Pigs can't fly, but on movie screens this summer, one sure can talk.
"And they philosophize. And they make a difference," claims Christine Cavanaugh of Studio City, Calif.
She should know. Ms. Cavanaugh is the voice behind the swine who wants to be a sheep dog in "Babe," the live-action film that opened Friday about talking barnyard animals and their endearing relationship with a farmer.
The croaky-voiced actress with an angel's face is part of a suburban San Fernando Valley duo who make good in the present-day fairy tale. James Cromwell of Sherman Oaks plays the stalwart Farmer Hoggett, a man driven by a dream of winning a sheepherding contest in his native Australia.
Both actors said their work on "Babe" probably will be the most important of their careers.
"Andy Warhol said everybody gets their 15 minutes of fame. And if this is mine, I couldn't imagine a better 15 minutes," said Mr. Cromwell, who at 6 feet, 7 inches, towered over the film's set near Sydney, Australia. He is best-known for his former role as Stretch Cunningham on TV's "All in the Family."
"This is one of the most exceptional, worthwhile, well-done pieces of work I'll ever do, because it's a masterpiece and it's a classic and it's a beautiful film and it's full of depth and humanity," echoed Ms. Cavanaugh. "I'm very proud of it. I get carried away with the story and forget I'm listening to myself."
The movie, based on the Dick King-Smith book "The Sheep-Pig," centers on a piglet who has lost his mother. Babe is bewildered and without purpose when Farmer Hoggett wins him at a fair by guessing his weight.
The pig slowly realizes he can make a difference after being adopted by a family of pooches on the farm. His relationship with the farmer blossoms after the top sheep dog goes wacko and Babe saves the herd from a pack of feral hounds.
Filmmakers employed a variety of animatronics, computer animation and live critters -- 900 in all -- to pull off the subtle, convincing dialogue among beasts. Most scenes include an actual animal trick, Mr. Cromwell explained.
He said his animal colleagues were a sheer pleasure to work with -- and less demanding than humans. There wasn't a single request to have their snouts refreshed with mineral water or their slop delivered in silver troughs.
"Not Australian animals," Mr. Cromwell said. "They have no agents . . . It's not so much different from a bunch of actors. These animals are trained to do their trick, hit their mark and do it on cue. Jimmy Cagney said to be an actor, you have to stand straight, put both feet on the ground and say your words."
Mr.
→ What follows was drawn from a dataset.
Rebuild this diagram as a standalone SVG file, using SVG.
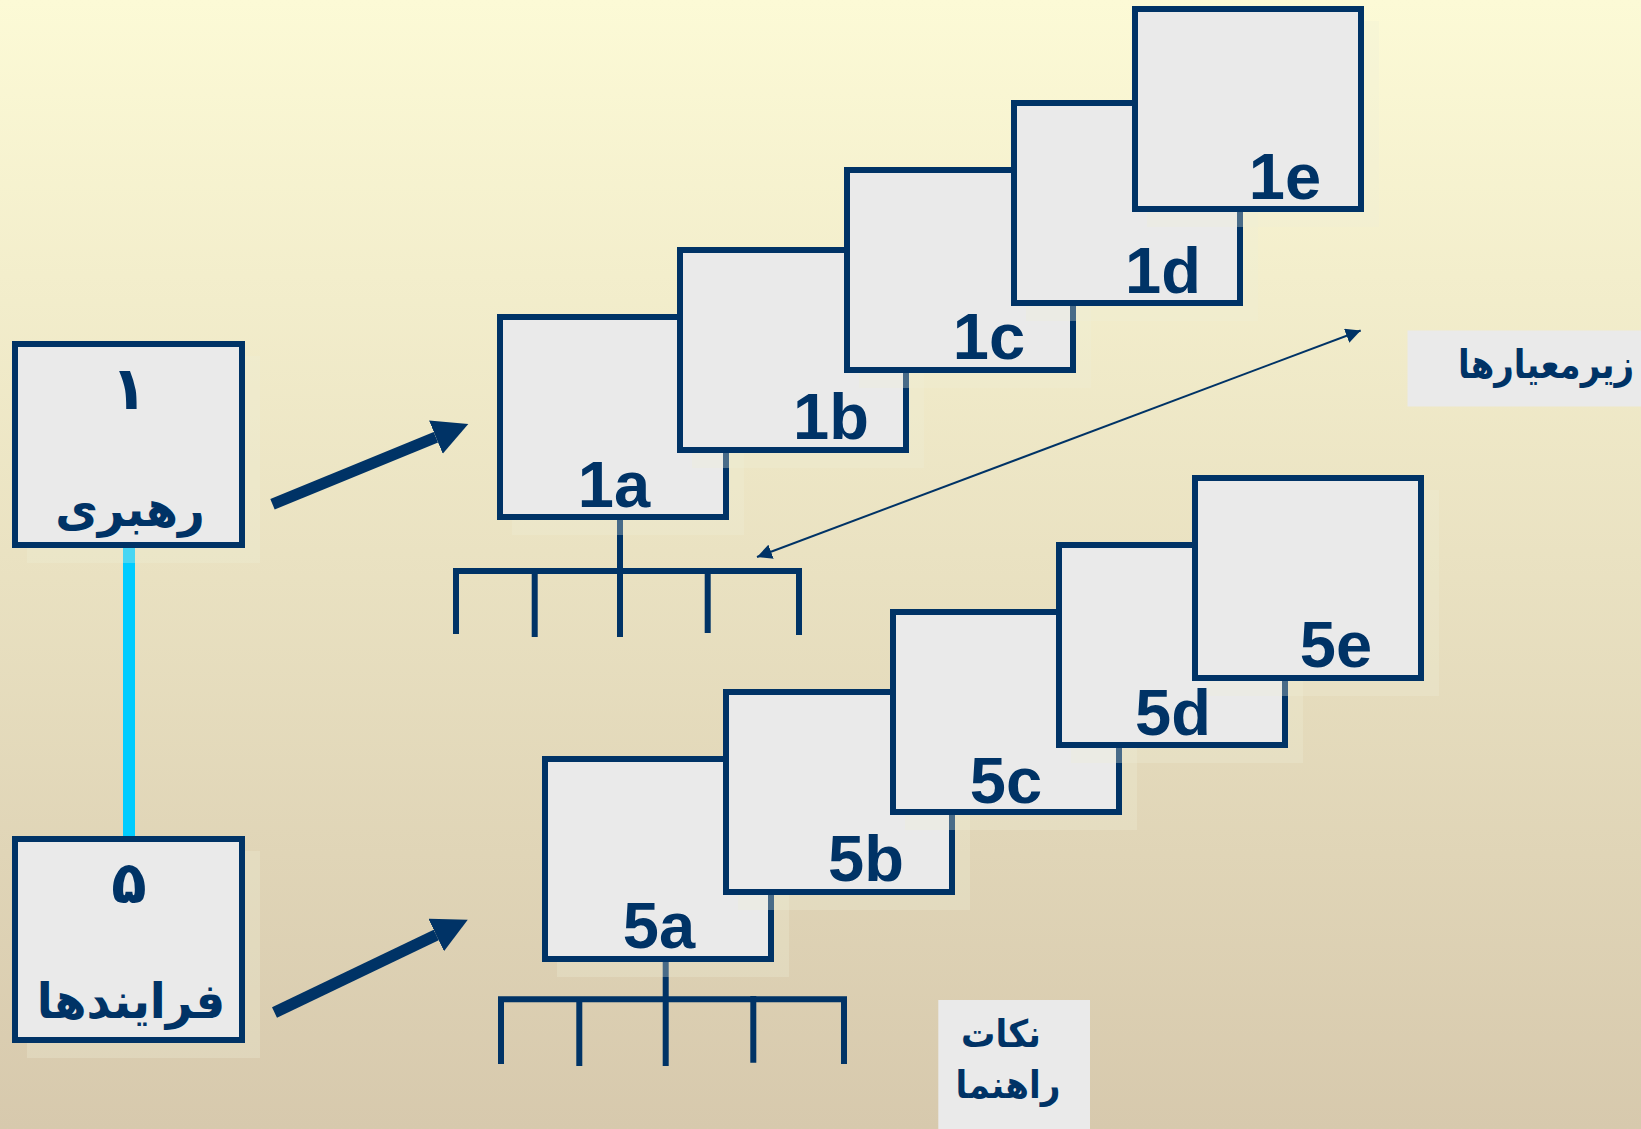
<svg xmlns="http://www.w3.org/2000/svg" width="1641" height="1129" viewBox="0 0 1641 1129">
<defs>
<linearGradient id="bg" x1="0" y1="0" x2="0" y2="1">
<stop offset="0" stop-color="#FCFAD6"/>
<stop offset="1" stop-color="#D7C9AD"/>
</linearGradient>
<marker id="bighead" markerUnits="userSpaceOnUse" markerWidth="36" markerHeight="36" refX="0" refY="18" orient="auto">
<path d="M0,0 L35,18 L0,36 Z" fill="#003366"/>
</marker>
<marker id="thinhead" markerUnits="userSpaceOnUse" markerWidth="16" markerHeight="15" refX="15" refY="7.5" orient="auto-start-reverse">
<path d="M0,0 L15,7.5 L0,15 Z" fill="#003366"/>
</marker>
</defs>
<style>
.box{fill:#EAEAEA;stroke:#003366;stroke-width:6}
.shadow{fill:#EFEDD8;opacity:.3}
.lbl{font-family:"Liberation Sans",Arial,sans-serif;font-weight:bold;font-size:65px;fill:#003366;text-anchor:middle}
.fa{font-family:"DejaVu Sans","Noto Sans",sans-serif;font-weight:bold;fill:#003366;text-anchor:middle}
.tree{stroke:#003366;stroke-width:6;fill:none;stroke-linejoin:miter}
.big{stroke:#003366;stroke-width:11.5;fill:none;marker-end:url(#bighead)}
.thin{stroke:#003366;stroke-width:2;fill:none;marker-start:url(#thinhead);marker-end:url(#thinhead)}
.note{fill:#EAEAEA}
</style>
<rect x="0" y="0" width="1641" height="1129" fill="url(#bg)"/>

<g id="label-subcriteria">
<rect class="note" x="1407.5" y="330.5" width="233.5" height="76"/>
<text class="fa" transform="translate(1546,378) scale(0.85,1)" font-size="40">زیرمعیارها</text>
</g>
<g id="label-guides">
<rect class="note" x="938.3" y="1000" width="151.7" height="129"/>
<text class="fa" transform="translate(1001,1047) scale(0.9,1)" font-size="38">نکات</text>
<text class="fa" transform="translate(1008,1098) scale(0.9,1)" font-size="38">راهنما</text>
</g>

<g id="connectors">
<line x1="129" y1="547" x2="129" y2="836" stroke="#00CCFF" stroke-width="12"/>
<line class="big" x1="272.5" y1="504.2" x2="435.9" y2="437.2"/>
<line class="big" x1="274.5" y1="1012.5" x2="436.2" y2="935"/>
<line class="thin" x1="757" y1="557" x2="1360.7" y2="330.5"/>
<path class="tree" d="M456,634 V571 H799 V635 M534.7,637 V571 M620,520 V637 M707.7,633 V568"/>
<path class="tree" d="M501,1064 V999.3 H844 V1064 M579.3,1066 V999.3 M665.7,962 V1066 M753.3,1062.7 V996"/>
</g>

<g id="node-1">
<rect class="shadow" x="27" y="356" width="233" height="207"/>
<rect class="box" x="15" y="344" width="227" height="201"/>
<text class="fa" x="129" y="409" font-size="60">۱</text>
<text class="fa" transform="translate(130,526) scale(0.95,1)" font-size="49">رهبری</text>
</g>
<g id="node-5">
<rect class="shadow" x="27" y="851" width="233" height="207"/>
<rect class="box" x="15" y="839" width="227" height="201"/>
<text class="fa" x="129" y="903" font-size="58">۵</text>
<text class="fa" transform="translate(131,1018) scale(0.95,1)" font-size="49">فرایندها</text>
</g>

<g id="node-1a">
<rect class="shadow" x="512" y="329" width="232" height="206"/>
<rect class="box" x="500" y="317" width="226" height="200"/>
<text class="lbl" x="614" y="507">1a</text>
</g>
<g id="node-1b">
<rect class="shadow" x="692" y="262" width="232" height="206"/>
<rect class="box" x="680" y="250" width="226" height="200"/>
<text class="lbl" x="831" y="439">1b</text>
</g>
<g id="node-1c">
<rect class="shadow" x="859" y="182" width="232" height="206"/>
<rect class="box" x="847" y="170" width="226" height="200"/>
<text class="lbl" x="989" y="359">1c</text>
</g>
<g id="node-1d">
<rect class="shadow" x="1026" y="115" width="232" height="206"/>
<rect class="box" x="1014" y="103" width="226" height="200"/>
<text class="lbl" x="1163" y="293">1d</text>
</g>
<g id="node-1e">
<rect class="shadow" x="1147" y="21" width="232" height="206"/>
<rect class="box" x="1135" y="9" width="226" height="200"/>
<text class="lbl" x="1285" y="199">1e</text>
</g>

<g id="node-5a">
<rect class="shadow" x="557" y="771" width="232" height="206"/>
<rect class="box" x="545" y="759" width="226" height="200"/>
<text class="lbl" x="659" y="948">5a</text>
</g>
<g id="node-5b">
<rect class="shadow" x="738" y="704" width="232" height="206"/>
<rect class="box" x="726" y="692" width="226" height="200"/>
<text class="lbl" x="866" y="881">5b</text>
</g>
<g id="node-5c">
<rect class="shadow" x="905" y="624" width="232" height="206"/>
<rect class="box" x="893" y="612" width="226" height="200"/>
<text class="lbl" x="1006" y="803">5c</text>
</g>
<g id="node-5d">
<rect class="shadow" x="1071" y="557" width="232" height="206"/>
<rect class="box" x="1059" y="545" width="226" height="200"/>
<text class="lbl" x="1173" y="735">5d</text>
</g>
<g id="node-5e">
<rect class="shadow" x="1207" y="490" width="232" height="206"/>
<rect class="box" x="1195" y="478" width="226" height="200"/>
<text class="lbl" x="1336" y="667">5e</text>
</g>
</svg>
Cromwell called his five months filming in Australia "heaven." Both the environs and the locals were a joy.
"I've never seen a crew work like this. In all that time, no one raised their voice. No off-camera cliques. . . . To me, that's very unusual," said Mr. Cromwell.
"Here, [moviemaking] is a big, big business. In Australia, the focus is still doing the best. Aussies are like that; they are really laid back. They work hard, and they play hard."
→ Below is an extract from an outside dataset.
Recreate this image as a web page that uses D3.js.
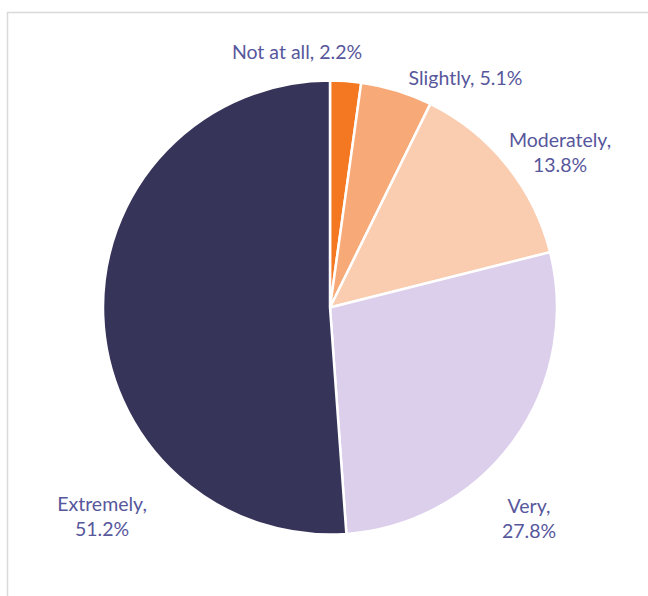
<!DOCTYPE html>
<html>
<head>
<meta charset="utf-8">
<script src="https://cdn.jsdelivr.net/npm/d3@7"></script>
<style>
  html, body { margin: 0; padding: 0; background: #ffffff; }
  svg { display: block; }
</style>
</head>
<body>
<svg id="chart" width="648" height="596"></svg>
<script>
// Response categories, clockwise from 12 o'clock
const categories = ["Not at all", "Slightly", "Moderately", "Very", "Extremely"];
// Share of respondents (%)
const shares = [2.2, 5.1, 13.8, 27.8, 51.2];
// Slice fills
const sliceColors = ["#F47722", "#F7A977", "#FACDB0", "#DCCFEC", "#37345A"];

const W = 648, H = 596;
const cx = 330, cy = 307.5, radius = 227;

const svg = d3.select("#chart");

// Chart-area frame: top and left edges only
svg.append("line")
  .attr("x1", 7).attr("x2", W).attr("y1", 12.5).attr("y2", 12.5)
  .attr("stroke", "#d9d9d9").attr("stroke-width", 1.5);
svg.append("line")
  .attr("x1", 7.5).attr("x2", 7.5).attr("y1", 12).attr("y2", H)
  .attr("stroke", "#d9d9d9").attr("stroke-width", 1.5);

const data = categories.map((c, i) => ({ label: c, value: shares[i], color: sliceColors[i] }));

const pie = d3.pie().sort(null).value(d => d.value);
const arc = d3.arc().innerRadius(0).outerRadius(radius);

const g = svg.append("g").attr("transform", `translate(${cx},${cy})`);

g.selectAll("path.slice")
  .data(pie(data))
  .join("path")
  .attr("class", "slice")
  .attr("d", arc)
  .attr("fill", d => d.data.color)
  .attr("stroke", "#ffffff")
  .attr("stroke-width", 2.5)
  .attr("stroke-linejoin", "round");

// Data label placement (centre x, baseline of first line), one or two lines each
const labelPlacement = [
  { x: 297, y: 59, lines: 1 },
  { x: 465.5, y: 85, lines: 1 },
  { x: 560, y: 147, lines: 2 },
  { x: 529, y: 513, lines: 2 },
  { x: 102, y: 511, lines: 2 }
];

const labels = svg.append("g")
  .attr("font-family", "Lato, 'Open Sans', sans-serif")
  .attr("font-size", 19.5)
  .attr("fill", "#57579C")
  .attr("text-anchor", "middle");

data.forEach((d, i) => {
  const p = labelPlacement[i];
  const pct = d3.format(".1f")(d.value) + "%";
  const t = labels.append("text").attr("x", p.x).attr("y", p.y);
  if (p.lines === 1) {
    t.text(`${d.label}, ${pct}`);
  } else {
    t.append("tspan").attr("x", p.x).attr("dy", 0).text(`${d.label},`);
    t.append("tspan").attr("x", p.x).attr("dy", 25).text(pct);
  }
});
</script>
</body>
</html>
Given her voice-over work as Gosalyn Mallard in Walt Disney's "Darkwing Duck," Ms. Cavanaugh may have been better-suited for the "Babe" role of Ferdinand, the manic duck who tries to crow like a rooster each morning to avoid becoming a Christmas meal.
Instead, she opted for the pig.
"I wanted the innocent role, the dramatic role," she said of her first starring feature slot. "Besides, Ferdinand [the voice of Danny Mann] needed to be older. And I don't do voices of older boys."
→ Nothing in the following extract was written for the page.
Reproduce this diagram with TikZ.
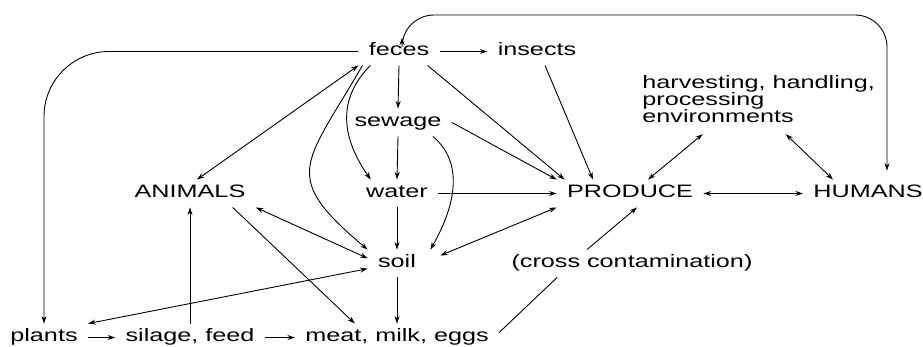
\documentclass[tikz,border=0pt]{standalone}
\usepackage{fontspec}
\setmainfont{Liberation Sans}[FakeStretch=1.4]
\usetikzlibrary{arrows.meta,positioning}

\tikzset{
  lbl/.style={inner xsep=10pt,inner ysep=5pt,text height=13pt,text depth=4pt},
  arr/.style={-{Stealth[length=7.5pt,width=5pt]}},
  darr/.style={{Stealth[length=7.5pt,width=5pt]}-{Stealth[length=7.5pt,width=5pt]}}
}

\begin{document}
\begin{tikzpicture}[x=1pt,y=1pt,line width=0.9pt,font=\fontsize{18}{17}\selectfont]

\useasboundingbox (0,0) rectangle (923,347);

% top row
\node[lbl] (feces) at (399,295.5) {feces};
\node[lbl] (insects) at (537,295.5) {insects};
\node[anchor=north west,align=left,inner xsep=0pt,inner ysep=11pt] (env) at (642,283)
  {harvesting, handling,\\processing\\environments};

% middle column
\node[lbl] (sewage) at (398,224.5) {sewage};
\node[lbl] (water) at (397,153.5) {water};
\node[lbl] (soil) at (397,83.5) {soil};

% main row
\node[lbl] (animals) at (190,153.5) {ANIMALS};
\node[lbl] (produce) at (630,153.5) {PRODUCE};
\node[lbl] (humans) at (868,153.5) {HUMANS};
\node[lbl] (cross) at (632,83.5) {(cross contamination)};

% bottom row
\node[lbl] (plants) at (44,9.5) {plants};
\node[lbl] (silage) at (190,9.5) {silage, feed};
\node[lbl] (meat) at (397,9.5) {meat, milk, eggs};

% loops round the outside
\coordinate (loop top) at (640,332);
\draw[darr,rounded corners=32pt,shorten >=9pt] ([xshift=3pt]feces.north) |- (loop top) -| ([xshift=19pt]humans.north);
\draw[arr,rounded corners=65pt] (feces.west) -| (plants.north);

% from feces
\draw[arr] (feces) -- (insects);
\draw[darr] (feces.south west) -- ([xshift=7pt]animals.north);
\draw[arr] (feces.south) -- (sewage.north);
\draw[arr] ([xshift=12pt]feces.south west) to[out=225,in=125,looseness=1.1] ([xshift=15pt]water.north west);
\draw[arr] ([xshift=4pt]feces.south west) to[out=240,in=140,looseness=1.6] (soil.north west);
\draw[arr] ([xshift=-12pt]feces.south east) -- ([xshift=8pt]produce.north west);
\draw[arr] ([xshift=8pt]insects.south) -- ([xshift=-37pt]produce.north);

% sewage and water
\draw[arr] (sewage.east) -- (produce.north west);
\draw[arr] (sewage.south) -- (water.north);
\draw[arr] ([xshift=-19pt]sewage.south east) to[out=-40,in=60] ([xshift=4pt]soil.north east);
\draw[arr] (water.east) -- (produce.west);
\draw[arr] (water.south) -- (soil.north);

% soil
\draw[darr] ([shift={(14pt,8pt)}]soil.east) -- (produce.south west);
\draw[darr] (animals.south east) -- (soil.170);
\draw[darr] (soil.190) -- (plants.north east);
\draw[arr] (soil.south) -- (meat.north);

% animals and feed
\draw[arr] ([xshift=-23pt]animals.south east) -- ([xshift=60pt]meat.north west);
\draw[arr] (silage.north) -- (animals.south);
\draw[arr] (plants.east) -- (silage.west);
\draw[arr] (silage.east) -- (meat.west);

% cross contamination
\draw ([yshift=5pt]meat.east) -- ([xshift=56pt]cross.south west);
\draw[arr] ([xshift=-45pt]cross.north) -- ([xshift=7pt]produce.south);

% produce, humans, environments
\draw[darr] (produce) -- (humans);
\draw[darr] ([xshift=-56pt]env.south) -- ([xshift=18pt]produce.north);
\draw[darr] ([xshift=27pt]env.south) -- ([xshift=-35pt]humans.north);

\end{tikzpicture}
\end{document}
Her voice has a quality similar to that of Yeardley Smith -- the
voice of Lisa Simpson on "The Simpsons" -- but with a slightly lower tone. She said she inherited her gravelly sound from her father.
"It has a texture to it. My friends call me Froggy," said Ms. Cavanaugh, who otherwise has trouble describing herself. "My friends call me eccentric, so maybe that's the problem we're running into right here."
When she's not performing repertory work every weekend at North Hollywood's Playhouse West theater company, Ms. Cavanaugh is writing plays, driving to garage sales in her four-wheel-drive Subaru station wagon or at home with her husband, Kevin, a financial analyst.
There, she gardens and watches "The Simpsons," along with foreign films, documentaries and nature shows. Strings of what she dubs "Rhoda beads" -- after the popular TV series starring Valerie Harper -- dangle from doorways and over windows. The couple, who have no children, enjoy golfing, camping and fishing.
Ms. Cavanaugh grew up in Layton, Utah. For years, the self-described redneck would go to rodeos, dance country swing and only date cowboys.
"But then I met a surfer," she said of her husband. "Riding a bull and riding a surfboard are very similar, and it's very sexy."
Her hopes for success are simple.
"I want people to say, 'She sounded just like a pig,' " Ms. Cavanaugh said.